New Mexico juniors

The Kids of the Southwest Junior Bass Club are helping provide stable spawning platforms.

ALBUQUERQUE, N.M. — The New Mexico BASS Federation Nation (NMBFN) is advancing research that could result in bass fisheries becoming more self-sustaining in reservoirs characterized by extreme water fluctuations.

With expertise from Floating Islands West and Floating Islands International , cooperation from the city of Albuquerque, and assistance from the Kids of the Southwest Junior bass club, prototype suspending spawning platforms have been placed in Elephant Butte Reservoir and in a lake at Tingley Beach. The intent is to provide stable spawning and nursery environments that are immune to the devastating effects of drawdowns.

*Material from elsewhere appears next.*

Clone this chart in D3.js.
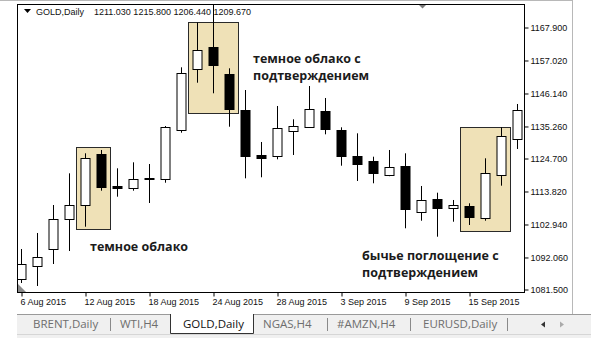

“Like most Western states, the water levels in our reservoirs fluctuate rapidly, especially during the spawning season when water is flowing in rapidly from mountain runoff and flowing out for crop irrigation,” said Earl Conway, conservation director for the NMBFN. “As a result, we often lose most of our natural spawn.

“During severe drought, we often lack cover for the fry, so even if we have a spawn, their survival is minimal. We have been searching for a way to help nature by creating habitat the provides all of the elements needed to promote bass spawning and recruitment.”

The conservation director explained that the structures will be used to experiment with bed media, plants, water depth and other variables “to provide an optimum combination that attracts gamefish, encourages spawning activities and supports rapid fry growth and survival.”

Although the study is in its infancy, he added that much has been learned about deployment, plant survival and attrition in extreme summer heat, as well as anchor strategies for fluctuations.

“One unexpected challenge is keeping pea-size gravel in the nests,” he said. “It appears that catfish and other fish have no problem emptying the gravel out of the nest.”

The project began when Conway contacted Bruce Kania, inventor of the platforms, who agreed to partner with the NMBFN. On June 29, one of the platforms was placed in Elephant Butte.

“The platform is a superbly engineered research platform that represents a substantial investment from Floating Islands West,” Conway said.

Kids of the Southwest helped with the launch and have adopted the project. They are monitoring the island above the floating spawning bed and will add additional plants and seeds as needed.

“The current focus is on experimenting with plants that will provide a complex root structure under the islands [and above the spawning platforms] to provide the bass fry a safe nursery until they are big enough to move to the shore,” the conservation director added.

“Next year, we will move the platform to a strategic location and observe spawning activities and the progress of resulting fry.”

Finding the right combination of elements to make the platforms effective is especially important for New Mexico, which does not yet have a warmwater hatchery that can raise bass from eggs, Conway said.

“Fry and fingerlings must be bought or bartered from other states, and supply has been an issue in past years. As a result, the bass populations and angling opportunities have risen and fallen with lake levels.”

Bass reproduction from these suspended platforms under floating islands of plants never will replace successful natural spawns, he added, but hopes are high that they will increase recruitment to avoid complete failure of year classes, as sometimes happens now.